Obama signs Patriot Act Extension

Brittany Pugh

All quotations appearing in this article are attributed directly to an interview conducted by the Associated Press.

On May 26, moments before the midnight deadline President Barrack Obama signed a four-year extension of the provisions of the Patriot Act.

President Obama granted the approval from France where he is attending the G-8 summit. By using a machine located in the United States, which holds a pen that signs the president’s actual signature. This is only used through authorization by the president.

“I think it is an important tool for us to continue dealing with an ongoing terrorist threat,” said Obama.

The provisions of the Patriot Act that were extended include the government’s power to search business records, conduct roving wiretaps and conduct surveillance of  “lone wolves” – which are non- United States citizens who are terrorists but may not linked to terrorist groups.

The many opinions about the provisions of the Patriot Act and why it should not be extended stems from the infringement upon the people’s privacy rights. That is why some of the provisions of the act have to be periodically be renewed.

“The Patriot Act has been used improperly again and again by law enforcement to invade Americans’ privacy and violate their constitutional rights,” said Laura W. Murphy, director of the American Civil Liberties Union Washington legislative office. Murphy’s assertion was one of the concerns raised in the Senate debate over the extension of the provisions in the Patriot Act. Intelligence officials are reported as having denied the improper use of the provisions.

The Obama administration said without the three provisions of the Patriot Act, the Federal Bureau of Investigation may not be able to locate terrorists activities in the United States.

The nation reportedly has a divided opinion on the provisions of the Patriot Act.
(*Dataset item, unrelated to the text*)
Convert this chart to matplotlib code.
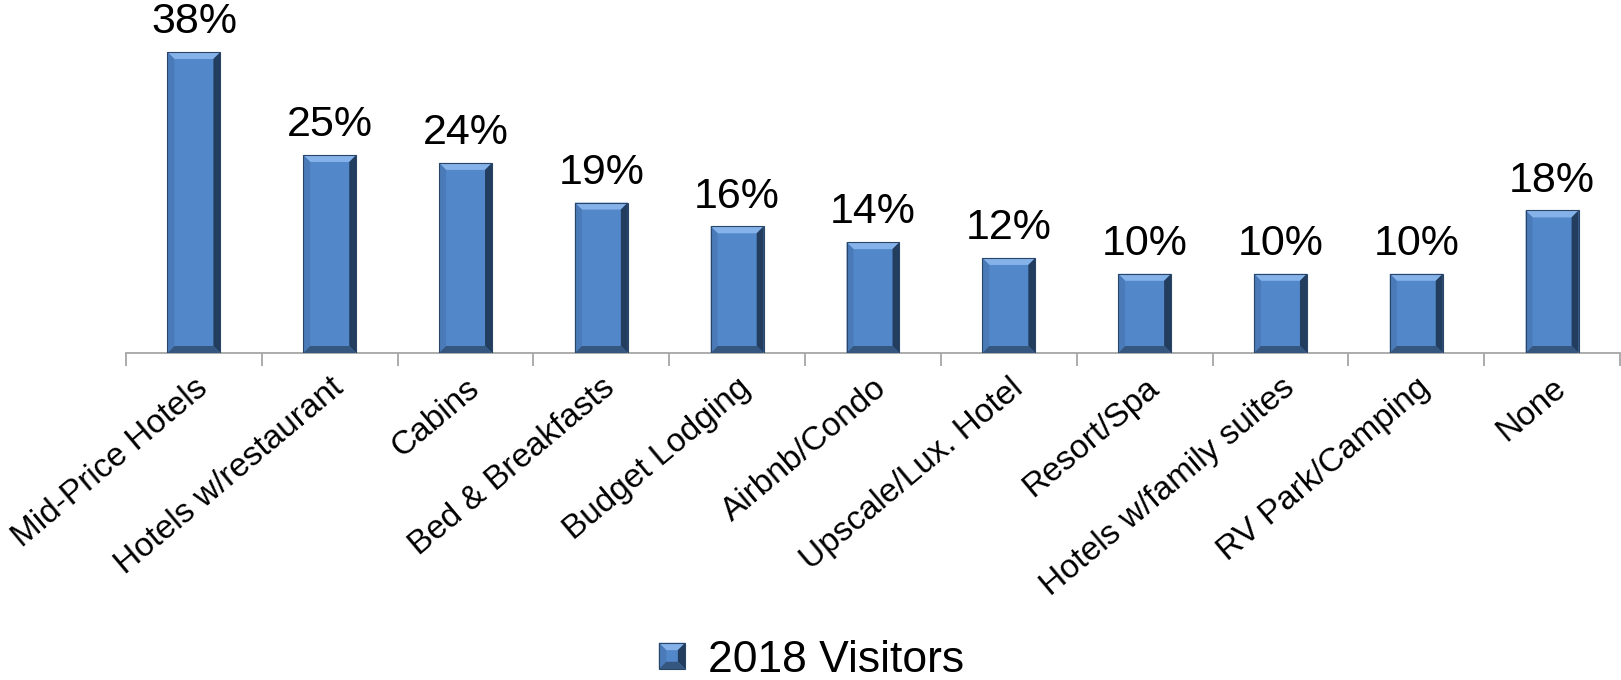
import matplotlib
matplotlib.use("Agg")
import matplotlib.pyplot as plt
from matplotlib.patches import Polygon, Rectangle
from matplotlib.legend_handler import HandlerBase

plt.rcParams['font.family'] = ['Liberation Sans', 'DejaVu Sans']

categories = ['Mid-Price Hotels', 'Hotels w/restaurant', 'Cabins', 'Bed & Breakfasts',
              'Budget Lodging', 'Airbnb/Condo', 'Upscale/Lux. Hotel', 'Resort/Spa',
              'Hotels w/family suites', 'RV Park/Camping', 'None']
visitors_2018 = [38, 25, 24, 19, 16, 14, 12, 10, 10, 10, 18]
series_name = '2018 Visitors'

FACE = '#5288CA'
TOP = '#86B2EA'
LEFT = '#4A7BB8'
RIGHT = '#223D5E'
BOTTOM = '#35577F'
EDGE = '#2A4566'


def bevel_polys(x0, x1, y0, y1, bx, by):
    # sloped edges of a beveled block: top, left, right, bottom
    return [
        ([(x0, y1), (x1, y1), (x1 - bx, y1 - by), (x0 + bx, y1 - by)], TOP),
        ([(x0, y0), (x0 + bx, y0 + by), (x0 + bx, y1 - by), (x0, y1)], LEFT),
        ([(x1, y0), (x1, y1), (x1 - bx, y1 - by), (x1 - bx, y0 + by)], RIGHT),
        ([(x0, y0), (x1, y0), (x1 - bx, y0 + by), (x0 + bx, y0 + by)], BOTTOM),
    ]


class BevelHandler(HandlerBase):
    def create_artists(self, legend, orig_handle, xdescent, ydescent,
                       width, height, fontsize, trans):
        s = height * 0.85
        x0 = -xdescent + (width - s) / 2
        y0 = -ydescent + (height - s) / 2
        arts = [Rectangle((x0, y0), s, s, facecolor=FACE, edgecolor='none', transform=trans)]
        b = s * 0.28
        for pts, c in bevel_polys(x0, x0 + s, y0, y0 + s, b, b):
            arts.append(Polygon(pts, closed=True, facecolor=c, edgecolor='none', transform=trans))
        arts.append(Rectangle((x0, y0), s, s, facecolor='none', edgecolor=EDGE, lw=0.8, transform=trans))
        return arts


fig = plt.figure(figsize=(16.21, 6.8), dpi=100)
ax = fig.add_axes([126 / 1621, 1 - 353 / 680, 1494 / 1621, 320 / 680])

n = len(categories)
xs = list(range(n))
bar_w = 0.39
bars = ax.bar(xs, visitors_2018, width=bar_w, color=FACE, edgecolor='none', zorder=2)
ax.set_xlim(-0.5, n - 0.5)
ax.set_ylim(0, 40.4)

# bevel size in data units (~7 px each way)
bx = 7 / 136
by = 7 / 7.92
for x, v in zip(xs, visitors_2018):
    x0, x1 = x - bar_w / 2, x + bar_w / 2
    for pts, c in bevel_polys(x0, x1, 0, v, bx, by):
        ax.add_patch(Polygon(pts, closed=True, facecolor=c, edgecolor='none', zorder=3))
    ax.add_patch(Rectangle((x0, 0), bar_w, v, facecolor='none', edgecolor=EDGE, lw=0.8, zorder=4))
    ax.annotate(f'{v}%', (x, v), xytext=(0, 7), textcoords='offset points',
                ha='center', va='bottom', fontsize=31, color='black')

for s in ['left', 'right', 'top']:
    ax.spines[s].set_visible(False)
ax.spines['bottom'].set_color('#A6A6A6')
ax.spines['bottom'].set_linewidth(1.3)
ax.set_yticks([])

ax.set_xticks(xs)
ax.set_xticklabels(categories, rotation=40, ha='right', rotation_mode='anchor', fontsize=24)
ax.tick_params(axis='x', which='major', length=0, pad=14)
ax.set_xticks([i - 0.5 for i in range(n + 1)], minor=True)
ax.tick_params(axis='x', which='minor', length=9, width=1.3, color='#A6A6A6')

fig.legend([bars], [series_name], loc='center', bbox_to_anchor=(809 / 1621, 1 - 660 / 680),
           frameon=False, fontsize=32, handler_map={type(bars): BevelHandler()},
           handlelength=0.8, handletextpad=0.4, borderpad=0)

fig.savefig('out.png', dpi=100)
In a Pew Research Center poll conducted last February, before Osama bin Laden had been killed, 34 percent responded saying the act “goes too far and poses a threat to civil liberties.”  42 percent considered it “a necessary tool that helps the government find terrorists.”

This is seen as a slight turnaround from the 2006 poll with 39 percent saying it is “a necessary tool that helps the government find terrorists” and the 38 percent saying it “goes too far and poses a threat to civil liberties.”